Italian, North, 'A Battle', probably 1530s
Full title | A Battle |
---|---|
Artist | Italian, North |
Date made | probably 1530s |
Medium and support | oil on wood |
Dimensions | 71.1 × 94.6 cm |
Acquisition credit | Bought, 1879 |
Inventory number | NG1062 |
Location | Not on display |
Collection | Main Collection |
Previous owners |
An unidentified battle rages before a mountainous landscape. The picture may be a later copy of one of the lost frescoes by Piero della Francesca in the ducal palace in Ferrara. Leonello d’Este (1407–1450), Marquis of Ferrara, appears to be portrayed in profile at bottom left, suggesting that he may have commissioned the frescoes.
There is another possibly related battle scene in the Walters Art Gallery, Baltimore, which is of a similar size but lesser quality than the National Gallery’s painting. The costumes in both pictures point to a date in the 1530s but other details seem to reflect an earlier style. The paintings were probably both produced around Dosso Dossi’s workshop in Ferrara, but possibly not by the same artist. They may represent scenes of ancient history or exploits of the house of Este associated with French chivalric legends.
A battle rages before a mountainous landscape. There is no clue to which battle is represented, although the figure on a white horse in the foreground appears to be playing a leading part. It has been suggested that this picture may be a later copy of one of the lost frescoes by Piero della Francesca painted in the ducal palace in Ferrara. By the time Vasari visited Ferrara in 1541 or 1542 the frescoes were no longer visible, probably having been destroyed during works to modernise the palace undertaken by Duke Ercole d’Este. There is no record of the subject of the frescoes.
Leonello d’Este (1407–1450), Marquis of Ferrara, appears to be portrayed in profile at the bottom left of the National Gallery’s painting, suggesting that he may have commissioned the frescoes. It was common at the time for the patron of a painting to be portrayed in it. His appearance can be compared with Giovanni da Oriolo’s Portrait of Leonello d’Este and seems to be derived from Pisanello’s portrait of him in the Accademia Carrara, Bergamo.
There is another possibly related battle scene in the Walters Art Gallery, Baltimore, which is of a similar size but lesser quality than the National Gallery’s painting. The two battles are hand-to-hand combats with closely interwoven figures of men and horses. Both paintings include fifteenth-century elements in the compositions but other stylistic elements that suggest they were painted by an artist from sixteenth-century Ferrara. The costumes suggest a date in the 1530s but the presence of Leonello d’Este and other details seem to reflect an earlier style. The paintings were probably both produced around the workshop of Dosso Dossi at Ferrara, but possibly not by the same artist.
The central figure on the white horse and the group of warriors in the middle distance resemble the style of Piero della Francesca, although the Walters Art Gallery regards the idea that these are copies of Piero’s frescoes as unconvincing.

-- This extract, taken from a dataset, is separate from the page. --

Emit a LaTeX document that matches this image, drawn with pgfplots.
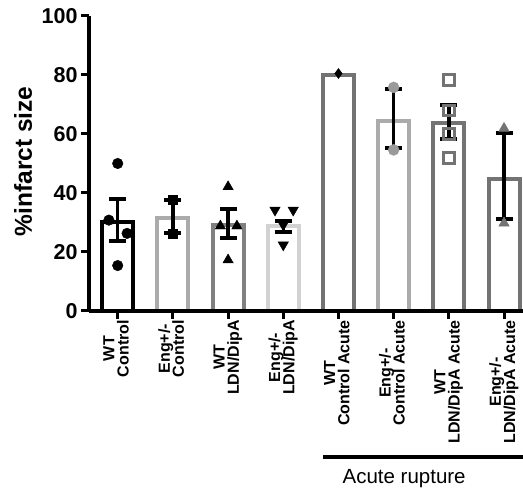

The horses in the panels are also so close to those of Uccello in the panels of The Battle of San Romano of 1457 that the Baltimore painting was once attributed to him. The foreshortened horse seen from the rear is also an element common to the work of Pisanello, and the rearing horse is similar to those found on antique coins. The Baltimore and London paintings also reveal the influence of French miniatures.
The paintings may have represented scenes of ancient history or exploits of the house of Este associated with chivalric legends. An inventory of the 279 manuscripts at the Este Library in Ferrara in 1436 records that 58 of them were French chivalric romances. Ferrara is particularly associated with chivalric literature derived from the old French Chanson de Roland. The black Saracen in the Baltimore painting suggests that the subject may relate to the legend of Roland (Orlando in Italian). It has also been suggested that the London painting may be related to the story of Scipio Africanus, and the Baltimore work to the story of Hannibal.